Los Angeles Mayor Eric Garcetti addressed the reallocation of funds from the Los Angeles Police Department and the city’s handling of COVID-19 at the Aug. 1 meeting of the Los Angeles Neighborhood Council Coalition, which was held via Zoom.
“This is the toughest budget year, obviously, in all of our collective history,” Garcetti said.
The city has a $10.53 billion budget, but it will need to make more than a billion dollars in cuts. The budget increased from last year by 1.7%, but in a typical year, the budget increases by 5 to 6%, he said.
The city has built up a reserve fund twice as big as it was before the 2008 recession; because of this, the city won’t cut any services. Instead, employees will be offered early retirement incentives.

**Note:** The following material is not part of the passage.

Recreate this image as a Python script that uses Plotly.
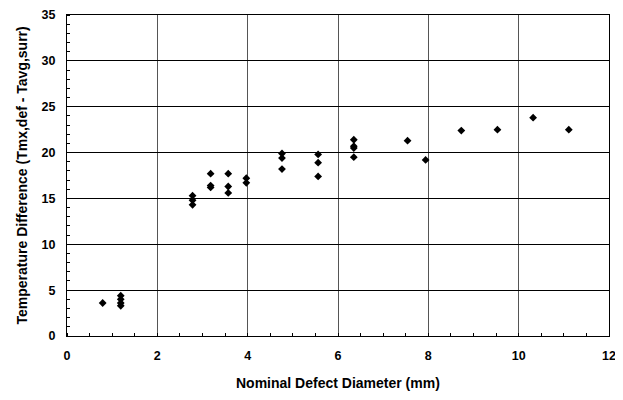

A few months ago, the city’s budget process was widely expected to provide increased funding to the Los Angeles Police Department. But that changed on May 25, when a Minneapolis police officer killed a black man named George Floyd by kneeling on his neck for almost nine minutes. During the worldwide demonstrations that followed — including many in Southern California — many protesters found common ground in a call to “defund the police.” The slogan means different things to different people, but the short-term upshot is that LAPD is facing a $150 million reduction in its budget. That money, plus money from other areas of the city budget totaling between $350 million to $500 million, will be redistributed to communities of people of color, crime prevention and intervention programs and addressing racial injustice, Garcetti said, adding that this redistribution of funds will reduce the workload of police. The mayor emphasized that this will be done “intelligently.”
“I’m not a ‘defund the police.’” Garcetti said. “I don’t know what that means. Three people probably will give you three answers. To me, as a budget guy, that means get rid of budget allocation 100%. And I don’t think that that’s a responsible way forward, nor a good model to keep our community safe.”
However, Garcetti mentioned that the city recently passed reforms to the Los Angeles Board of Police Commissioners, without opposition from the Los Angeles Police Protective League.
He also said that the city has reduced police fatalities by 45% in the past four years and is 82nd out of a hundred per capita in terms of police killings.
“I want to keep driving that number even further down while helping our police officers, who right now, quite frankly, their morale is low,” Garcetti said. “We need to find ways to re-humanize each other.”
This includes the way police treat communities of color.
“It doesn’t matter, as [Councilman] Marqueece Harris-Dawson and others have said, what rank you have or title you have, you experience what still is wrong with policing, with traffic stops and other things that still have a bias,” Garcetti said.
Garcetti pointed to the killing of Floyd by Minneapolis police as one of the extreme cases of police misuse of power. However, Garcetti also said there are police who are heroes and used the example of Juan Diaz, an off-duty police officer who was shot by a tagger.
“People who want to say that there’s no agenda for police reform are wrong,” Garcetti said. “And anybody who would say that our police officers are across-the-board bad people and that everywhere there’s a culture only of oppression and not of help, they’re wrong as well.”
Changes to be implemented in the LAPD include de-escalation training and implicit bias training, as well as crowd control training.
On the topic of COVID-19 testing, Garcetti reported that the city has invested money but said he does not believe people will be able to fully go back to school or work without a different testing paradigm. Because of this, he is looking into paper strip testing with the Rockefeller Foundation, the U.S. Conference of Mayors and the National Governors Association.
“It’s very early,” Garcetti said. “We’ll see what happens. But this is an example of LA leading and trying to kind of fail forward and hopefully succeed forward.”
The paper strip tests are significantly cheaper, as they are $1 to $5, as opposed to the $100 to $200 the city is paying for the current tests. However, they are only 50% as sensitive.
“They don’t catch as much as the tests we do every day,” Garcetti said. “But the places we catch those people are usually after they’re infectious and they still have some viral load in them, but not an infectious one. So, I think even though this is 50% as sensitive, it’s probably 80 to 90% of what we need.”
Garcetti said that because these strips are cheaper, they could be used on students every day. He also suggested using them on important populations and potentially lowering the curve of COVID-19 within two or three days instead of three or four weeks. He did not explain how testing itself would lower the curve.
Garcetti also acknowledged that this is brand new technology and that the United States did not have the manufacturing capability for it yet — but he was planning to speak with other cities and co-finance it with them.
Garcetti said that this plan was not public and it is still probably a couple months away.
Garcetti said that one of the frustrations with COVID-19 was that it was a novel coronavirus — meaning that there is no clear roadmap to deal with it.
“We are seeing it act in ways that no coronavirus has before,” Garcetti said. “As such, we’re having to learn how to respond to it each day.”